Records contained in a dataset
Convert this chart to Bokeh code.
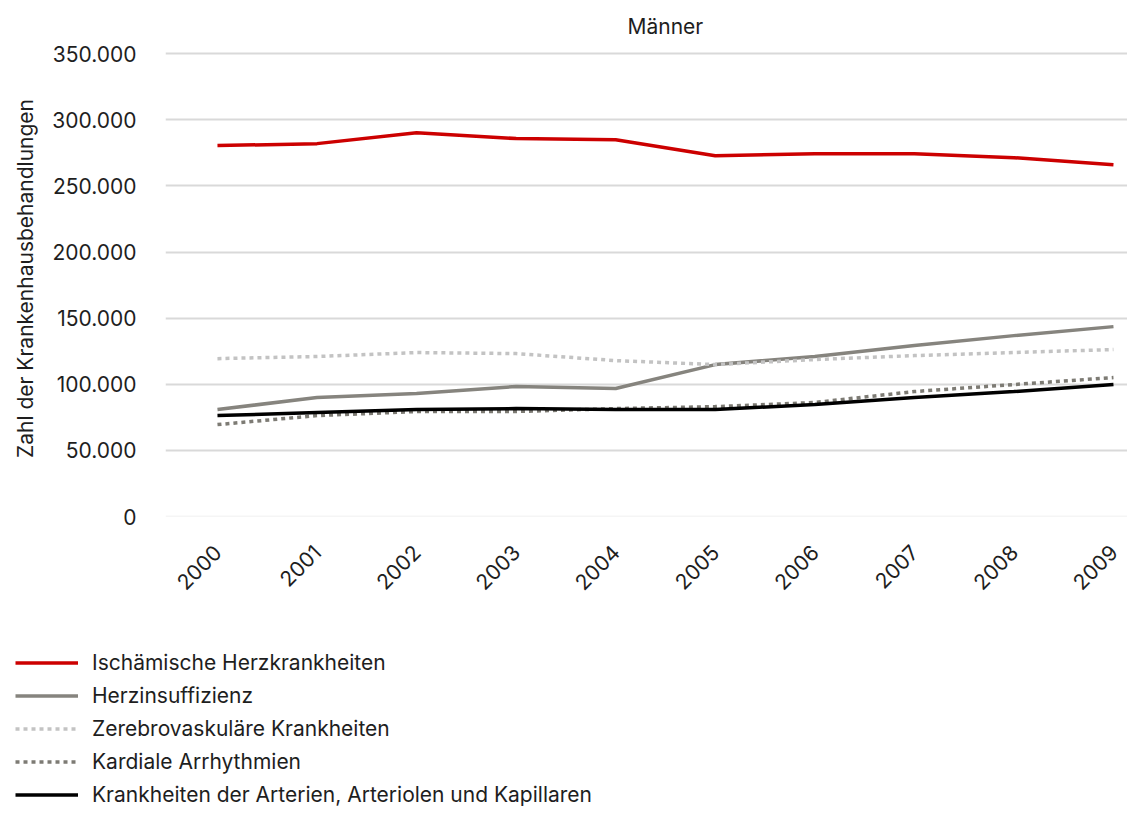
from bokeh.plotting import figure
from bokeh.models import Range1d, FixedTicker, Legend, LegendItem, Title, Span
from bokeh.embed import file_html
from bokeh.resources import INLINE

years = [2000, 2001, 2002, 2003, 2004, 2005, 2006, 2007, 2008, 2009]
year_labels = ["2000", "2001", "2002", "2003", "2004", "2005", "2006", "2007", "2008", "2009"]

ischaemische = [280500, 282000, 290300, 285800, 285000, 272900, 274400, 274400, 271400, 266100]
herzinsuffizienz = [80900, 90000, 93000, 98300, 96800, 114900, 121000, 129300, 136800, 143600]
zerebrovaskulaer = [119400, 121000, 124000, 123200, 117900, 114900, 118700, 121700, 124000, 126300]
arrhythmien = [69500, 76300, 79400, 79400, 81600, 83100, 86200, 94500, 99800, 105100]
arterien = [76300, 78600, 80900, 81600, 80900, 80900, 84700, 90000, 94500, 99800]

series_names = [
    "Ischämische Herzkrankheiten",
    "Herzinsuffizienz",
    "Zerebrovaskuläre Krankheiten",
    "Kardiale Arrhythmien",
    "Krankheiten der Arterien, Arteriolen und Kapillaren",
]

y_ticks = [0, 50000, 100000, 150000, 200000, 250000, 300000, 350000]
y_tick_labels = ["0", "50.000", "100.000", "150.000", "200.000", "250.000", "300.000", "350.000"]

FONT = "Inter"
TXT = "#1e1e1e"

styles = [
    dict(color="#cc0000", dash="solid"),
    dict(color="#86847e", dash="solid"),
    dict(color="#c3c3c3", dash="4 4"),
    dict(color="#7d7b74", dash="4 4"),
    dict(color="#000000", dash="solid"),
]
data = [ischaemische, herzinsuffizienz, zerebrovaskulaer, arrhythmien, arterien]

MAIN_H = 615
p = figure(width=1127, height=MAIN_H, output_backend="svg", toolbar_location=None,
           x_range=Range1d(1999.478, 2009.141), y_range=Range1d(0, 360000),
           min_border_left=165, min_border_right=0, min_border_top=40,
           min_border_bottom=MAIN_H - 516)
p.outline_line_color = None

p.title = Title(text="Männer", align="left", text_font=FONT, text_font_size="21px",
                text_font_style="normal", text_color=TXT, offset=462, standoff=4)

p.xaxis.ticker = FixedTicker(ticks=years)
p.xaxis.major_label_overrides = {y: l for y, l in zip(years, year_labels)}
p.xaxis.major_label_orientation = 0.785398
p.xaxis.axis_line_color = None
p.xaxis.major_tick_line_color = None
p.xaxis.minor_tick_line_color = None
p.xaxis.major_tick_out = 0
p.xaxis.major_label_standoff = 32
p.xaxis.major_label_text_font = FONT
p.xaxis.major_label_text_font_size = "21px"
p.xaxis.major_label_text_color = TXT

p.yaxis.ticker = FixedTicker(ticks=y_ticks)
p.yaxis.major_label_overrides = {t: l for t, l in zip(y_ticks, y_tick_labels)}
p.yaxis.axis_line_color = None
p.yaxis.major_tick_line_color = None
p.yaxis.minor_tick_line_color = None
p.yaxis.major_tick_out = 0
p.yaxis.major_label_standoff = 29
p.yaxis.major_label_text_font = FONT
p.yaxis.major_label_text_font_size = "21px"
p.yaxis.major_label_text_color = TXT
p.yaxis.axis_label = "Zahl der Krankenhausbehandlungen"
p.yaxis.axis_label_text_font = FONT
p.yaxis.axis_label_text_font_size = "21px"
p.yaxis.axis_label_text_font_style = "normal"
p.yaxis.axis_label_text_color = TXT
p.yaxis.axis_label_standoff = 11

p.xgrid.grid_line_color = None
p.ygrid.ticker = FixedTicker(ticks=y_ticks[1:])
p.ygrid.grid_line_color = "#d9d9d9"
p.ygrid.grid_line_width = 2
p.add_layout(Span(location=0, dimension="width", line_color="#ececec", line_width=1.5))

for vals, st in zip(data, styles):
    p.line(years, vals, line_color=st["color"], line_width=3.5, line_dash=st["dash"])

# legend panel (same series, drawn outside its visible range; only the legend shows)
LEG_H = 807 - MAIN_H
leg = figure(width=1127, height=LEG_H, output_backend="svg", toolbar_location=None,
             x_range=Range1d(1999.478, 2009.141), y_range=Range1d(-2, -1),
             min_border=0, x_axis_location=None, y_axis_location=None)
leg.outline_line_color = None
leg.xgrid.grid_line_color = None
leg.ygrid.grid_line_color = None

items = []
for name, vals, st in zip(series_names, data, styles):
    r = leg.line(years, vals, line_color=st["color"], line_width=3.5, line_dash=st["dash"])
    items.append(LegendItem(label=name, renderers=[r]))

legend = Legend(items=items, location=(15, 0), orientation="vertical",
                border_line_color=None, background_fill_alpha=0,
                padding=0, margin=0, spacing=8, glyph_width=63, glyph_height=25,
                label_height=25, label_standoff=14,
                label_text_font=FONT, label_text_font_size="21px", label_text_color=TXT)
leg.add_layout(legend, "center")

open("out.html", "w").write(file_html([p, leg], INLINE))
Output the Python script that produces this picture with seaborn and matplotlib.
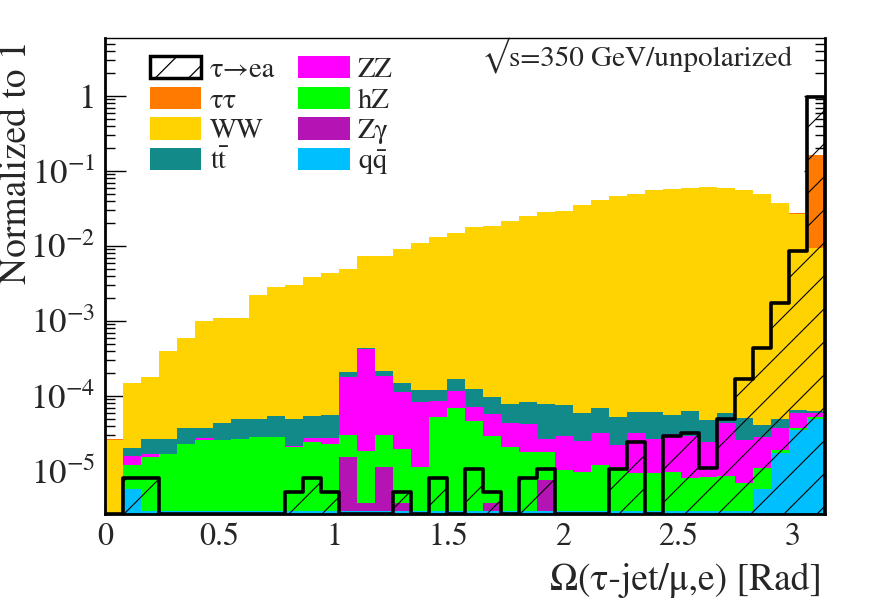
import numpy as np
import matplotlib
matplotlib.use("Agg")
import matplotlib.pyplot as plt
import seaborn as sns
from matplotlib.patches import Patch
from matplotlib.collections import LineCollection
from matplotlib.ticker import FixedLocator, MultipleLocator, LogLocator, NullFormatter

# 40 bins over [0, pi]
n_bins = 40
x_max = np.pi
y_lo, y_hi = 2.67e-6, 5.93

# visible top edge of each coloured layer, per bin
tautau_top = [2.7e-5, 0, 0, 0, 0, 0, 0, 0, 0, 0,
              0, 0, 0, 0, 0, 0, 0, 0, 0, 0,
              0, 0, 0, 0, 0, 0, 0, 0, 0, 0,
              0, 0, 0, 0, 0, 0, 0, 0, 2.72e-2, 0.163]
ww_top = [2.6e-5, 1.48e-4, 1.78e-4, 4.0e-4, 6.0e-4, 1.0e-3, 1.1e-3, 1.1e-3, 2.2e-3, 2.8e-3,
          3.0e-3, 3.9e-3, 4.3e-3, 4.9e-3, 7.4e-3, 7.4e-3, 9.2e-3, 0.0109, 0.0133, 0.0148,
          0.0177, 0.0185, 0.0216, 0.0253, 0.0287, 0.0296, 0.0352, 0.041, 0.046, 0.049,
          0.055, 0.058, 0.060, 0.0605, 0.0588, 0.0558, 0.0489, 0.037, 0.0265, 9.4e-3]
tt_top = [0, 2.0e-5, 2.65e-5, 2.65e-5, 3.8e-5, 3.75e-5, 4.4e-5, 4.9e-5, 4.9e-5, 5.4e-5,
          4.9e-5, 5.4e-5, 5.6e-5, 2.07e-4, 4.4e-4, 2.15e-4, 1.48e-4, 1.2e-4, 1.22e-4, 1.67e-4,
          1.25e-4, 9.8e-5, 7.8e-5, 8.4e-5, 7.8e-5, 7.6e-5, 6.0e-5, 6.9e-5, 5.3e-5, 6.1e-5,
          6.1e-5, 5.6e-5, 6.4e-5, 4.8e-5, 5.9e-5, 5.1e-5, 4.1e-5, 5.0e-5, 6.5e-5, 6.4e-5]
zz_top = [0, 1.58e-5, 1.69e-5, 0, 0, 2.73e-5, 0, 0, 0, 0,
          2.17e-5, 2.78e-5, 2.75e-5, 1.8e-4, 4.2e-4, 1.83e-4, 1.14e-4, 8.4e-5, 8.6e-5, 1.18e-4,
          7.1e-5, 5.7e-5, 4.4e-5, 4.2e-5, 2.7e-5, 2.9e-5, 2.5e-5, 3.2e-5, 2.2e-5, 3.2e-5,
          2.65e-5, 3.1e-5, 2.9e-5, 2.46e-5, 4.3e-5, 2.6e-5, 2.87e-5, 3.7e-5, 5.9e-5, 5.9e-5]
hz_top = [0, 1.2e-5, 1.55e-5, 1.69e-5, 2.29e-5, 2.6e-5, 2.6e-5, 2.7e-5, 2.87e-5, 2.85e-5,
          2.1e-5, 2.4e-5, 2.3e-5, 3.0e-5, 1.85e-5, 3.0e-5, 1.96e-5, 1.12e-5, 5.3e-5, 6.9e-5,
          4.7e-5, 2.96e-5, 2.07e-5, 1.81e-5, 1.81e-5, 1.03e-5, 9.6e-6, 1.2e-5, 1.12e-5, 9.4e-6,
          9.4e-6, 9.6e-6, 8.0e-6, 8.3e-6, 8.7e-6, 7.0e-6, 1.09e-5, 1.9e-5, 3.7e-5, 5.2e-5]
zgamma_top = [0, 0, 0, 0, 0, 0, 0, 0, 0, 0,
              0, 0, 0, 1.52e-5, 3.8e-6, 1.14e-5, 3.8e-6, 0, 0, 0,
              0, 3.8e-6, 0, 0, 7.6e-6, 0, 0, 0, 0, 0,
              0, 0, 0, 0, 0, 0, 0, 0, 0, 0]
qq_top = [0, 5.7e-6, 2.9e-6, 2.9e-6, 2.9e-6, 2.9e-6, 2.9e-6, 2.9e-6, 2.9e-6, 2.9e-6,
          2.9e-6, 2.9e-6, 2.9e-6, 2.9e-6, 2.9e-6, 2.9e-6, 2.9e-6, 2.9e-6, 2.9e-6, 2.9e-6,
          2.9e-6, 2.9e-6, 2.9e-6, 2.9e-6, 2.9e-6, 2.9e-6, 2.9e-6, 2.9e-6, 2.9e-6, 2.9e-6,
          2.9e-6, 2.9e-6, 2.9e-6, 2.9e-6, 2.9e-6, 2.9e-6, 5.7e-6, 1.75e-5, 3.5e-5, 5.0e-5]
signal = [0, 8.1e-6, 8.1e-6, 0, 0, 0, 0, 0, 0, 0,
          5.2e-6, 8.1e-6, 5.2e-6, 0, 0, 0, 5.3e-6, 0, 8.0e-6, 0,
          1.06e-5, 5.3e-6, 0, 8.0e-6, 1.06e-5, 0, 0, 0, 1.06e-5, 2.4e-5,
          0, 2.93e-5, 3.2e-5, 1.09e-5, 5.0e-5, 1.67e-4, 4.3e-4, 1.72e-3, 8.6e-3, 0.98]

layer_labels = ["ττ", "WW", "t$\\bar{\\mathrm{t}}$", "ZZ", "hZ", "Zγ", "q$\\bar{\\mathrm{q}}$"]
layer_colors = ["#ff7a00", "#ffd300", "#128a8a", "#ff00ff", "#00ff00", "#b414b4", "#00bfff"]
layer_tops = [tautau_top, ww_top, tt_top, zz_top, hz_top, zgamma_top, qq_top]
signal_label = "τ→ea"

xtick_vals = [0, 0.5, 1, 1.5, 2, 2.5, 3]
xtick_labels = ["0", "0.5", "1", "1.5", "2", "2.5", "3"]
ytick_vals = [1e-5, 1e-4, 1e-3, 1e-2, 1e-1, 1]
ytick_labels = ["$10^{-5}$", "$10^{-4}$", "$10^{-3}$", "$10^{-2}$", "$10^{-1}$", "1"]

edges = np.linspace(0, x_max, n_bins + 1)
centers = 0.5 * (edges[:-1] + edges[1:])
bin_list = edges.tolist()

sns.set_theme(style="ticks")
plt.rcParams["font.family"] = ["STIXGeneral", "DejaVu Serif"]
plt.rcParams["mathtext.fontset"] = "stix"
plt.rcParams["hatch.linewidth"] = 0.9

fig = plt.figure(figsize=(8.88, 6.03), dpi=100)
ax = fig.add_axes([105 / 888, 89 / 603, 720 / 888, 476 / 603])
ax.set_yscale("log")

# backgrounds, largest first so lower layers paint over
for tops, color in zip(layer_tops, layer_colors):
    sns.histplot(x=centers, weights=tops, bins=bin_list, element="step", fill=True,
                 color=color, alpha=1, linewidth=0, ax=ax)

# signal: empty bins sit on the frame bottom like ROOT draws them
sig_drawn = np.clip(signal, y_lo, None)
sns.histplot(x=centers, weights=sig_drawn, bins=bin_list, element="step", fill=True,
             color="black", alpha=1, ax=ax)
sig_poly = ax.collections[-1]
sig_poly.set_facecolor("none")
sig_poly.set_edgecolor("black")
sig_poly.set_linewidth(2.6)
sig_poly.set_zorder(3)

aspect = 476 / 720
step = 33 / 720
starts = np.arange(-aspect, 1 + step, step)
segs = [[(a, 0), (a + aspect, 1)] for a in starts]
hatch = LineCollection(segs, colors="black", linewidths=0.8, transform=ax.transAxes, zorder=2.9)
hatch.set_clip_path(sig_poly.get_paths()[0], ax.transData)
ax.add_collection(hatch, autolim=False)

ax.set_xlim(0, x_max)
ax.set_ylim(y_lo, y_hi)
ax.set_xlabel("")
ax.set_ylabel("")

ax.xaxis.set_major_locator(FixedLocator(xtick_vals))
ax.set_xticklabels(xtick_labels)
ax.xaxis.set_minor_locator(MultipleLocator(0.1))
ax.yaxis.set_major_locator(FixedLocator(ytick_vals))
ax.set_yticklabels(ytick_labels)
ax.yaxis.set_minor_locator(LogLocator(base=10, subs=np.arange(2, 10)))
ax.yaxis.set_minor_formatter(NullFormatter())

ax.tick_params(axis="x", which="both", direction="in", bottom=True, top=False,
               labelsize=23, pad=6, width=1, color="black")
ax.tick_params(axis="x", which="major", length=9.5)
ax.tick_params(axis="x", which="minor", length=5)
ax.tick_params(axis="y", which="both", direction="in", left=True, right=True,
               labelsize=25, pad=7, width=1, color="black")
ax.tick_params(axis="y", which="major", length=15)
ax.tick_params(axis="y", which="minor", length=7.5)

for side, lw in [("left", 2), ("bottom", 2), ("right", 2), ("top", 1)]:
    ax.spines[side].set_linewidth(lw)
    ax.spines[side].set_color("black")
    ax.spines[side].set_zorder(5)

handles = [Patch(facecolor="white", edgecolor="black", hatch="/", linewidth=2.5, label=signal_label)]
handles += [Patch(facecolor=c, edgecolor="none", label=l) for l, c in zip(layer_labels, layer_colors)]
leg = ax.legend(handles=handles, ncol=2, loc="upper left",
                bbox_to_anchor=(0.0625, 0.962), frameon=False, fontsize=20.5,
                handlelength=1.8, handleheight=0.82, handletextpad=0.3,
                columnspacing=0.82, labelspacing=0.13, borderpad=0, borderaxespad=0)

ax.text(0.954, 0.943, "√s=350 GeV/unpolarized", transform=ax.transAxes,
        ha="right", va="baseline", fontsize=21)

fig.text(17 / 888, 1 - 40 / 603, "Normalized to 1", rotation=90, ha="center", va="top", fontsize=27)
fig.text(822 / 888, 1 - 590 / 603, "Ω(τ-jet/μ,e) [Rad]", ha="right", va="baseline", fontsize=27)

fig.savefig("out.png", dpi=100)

#### [Work instructions]
Copy word for word every line from the one with "Output the Python" through the one with "from matplotlib.ticker import", including both. No pictures belong in the copy.

#### [Final result]
Output the Python script that produces this picture with seaborn and matplotlib.
import numpy as np
import matplotlib
matplotlib.use("Agg")
import matplotlib.pyplot as plt
import seaborn as sns
from matplotlib.patches import Patch
from matplotlib.collections import LineCollection
from matplotlib.ticker import FixedLocator, MultipleLocator, LogLocator, NullFormatter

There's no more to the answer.